買替差額について 加古川の弁護士が解説します

「物理的または経済的全損、車体の本質的構造部分が客観的に重大な損傷を受けてその買替をすることが社会通念上相当と認められる場合には、事故時の時価相当額と売却代金の差額が認められる(最高裁判決昭和49年4月15日)」とされています。
 買替差額とは、車両を買い替えることが相当と認められた場合の損害をいい、これは事故車両の事故当時の車両価格と売却代金(スクラップ代であることが多い)との差額が損害となることから買替差額といわれています。
 車両の買替が請求できるのは、修理が不可能な場合をいい、物理的全損、経済的全損、買替が社会通念上相当な場合です。
 まず、物理的に修理が不能な場合とは、文字通り修理が物理的に不可能な場合をいいます。この場合には買替の必要性が認められます。
 経済的全損については、修理費が車両時価額に買替諸費用を加えた金額を上回る場合には、経済的全損となり買替差額が認められ、下回る場合には修理費が認められるとされています。
 経済的全損とは、経済的に修理が不能な場合をいい、物理的には必ずしも修理することが不可能とはいえない場合であるが、修理費(見積額)が車両の時価額と買替諸費用等の合計額を超えるときをいいます。このときには、修理をすることの経済的合理性が認められず、修理自体が不能な場合の一つとされています。この判断をするにあたっては、まず、車両の時価額を算定する必要があります。
 車両の時価額の算定方法について最高裁昭和49年4月15日判決は「いわゆる中古車が損傷を受けた場合、当該自動車の事故当時における取引価格は、原則として、これと同一の車種・年式・型、同程度の使用状態・走行距離等の自動車を中古車市場において取得しうるに要する価額によって定めるべきであり、右価格を課税又は企業会計上の減価償却の方法である定率法又は定額法によって定めることは、加害者及び被害者がこれによることに異議がない等の特段の事情がないかぎり、許されないものというべきである」として中古車市場における再調達価格としています。

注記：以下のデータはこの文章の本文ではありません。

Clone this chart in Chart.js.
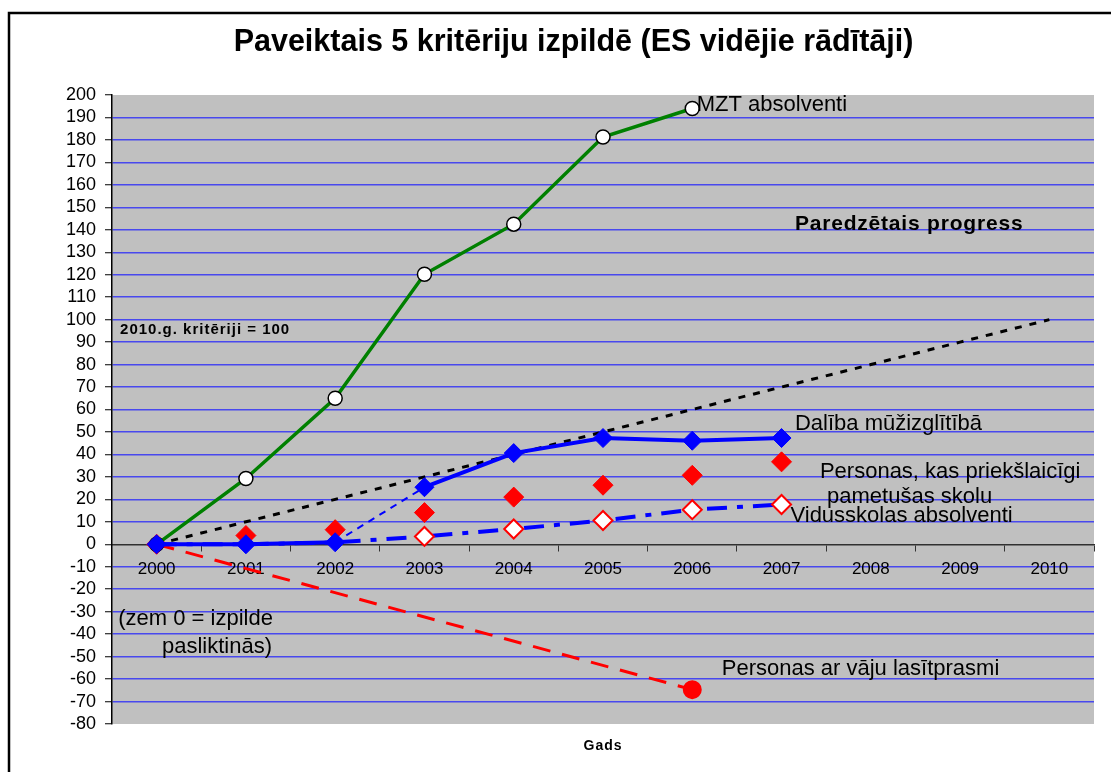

 その中古車市場における価格は、オートガイド社の自動車価格月報(レッドブック)、財団法人日本自動車査定協会の「中古車価格ガイドブック」(シルバーブック、イエローブック)やインターネットでの中古車販売情報等により判断されます。また、レッドブック等に記載がない車両などについては、定率法や定額法により、あるいは民訴法248条を用いて判断されることもあります。
 買替をすることが社会通念上相当と認められる場合にも買替が認められます。フレーム等車体の本質的構造部分に重大な損傷の生じたことが客観的に認められることが必要です。車体の本質的構造部分とはフレーム、クロスメンバー、フロントサイドパネル、ピラー、ダッシュパネル、ルーフパネル、フロアパネル、トラックフロアパネル、エンジン、車軸などがこれに該当すると考えられます。
 具体的に、どのような場合がこれに該当するのかの判断は必ずしも容易ではありません。買替をすることが社会通念上相当であると認められた例としては、衝突事故によって「前部右角部に正面方向からの強度の衝撃を受けたため、右側前照灯付近を中心とするラジエータグリル及び前部ボンネット右側先端から前部フェンダー右側面にかけた部分が押し潰され、前部バンパー右側部分も曲損後退し、フロントウインド右側のピラー部分も折れ曲がって車体の屋根部分が全体にずれたほか、運転席側ドアの取付部等にも歪みを生じた車両の事例で、登録後6日しかたっていないことから新車と同視し得る車両であったというべきであり、その修理を断念してこれを下取車として同種、同型の新車に買替tえたこともやむを得なかったと認めるのが相当とされた事例などがあります。
 フレーム等車体の本質的構造部分に重大な損傷の生じたことが客観的に認められることが必要とされている意味は、主観的に事故後車両の安全性に不安を感じるというだけでは買替をすることが社会通念上相当とは認められないことを意味しています。
 買替差額は、事故直前の車両価格から、事故後の車両(残存物)の売却代金を控除して算出されます。
 事故前の車両価格から控除しなければならない事故後の車両(残存物)の売却代金とは、物理的全損の場合にはスクラップ代となることが多いです。他方、経済的全損の場合には、事故後の車両価格にスクラップ代以上の価格が付くこともあり、これを事故前の車両価格から差し引くことになります。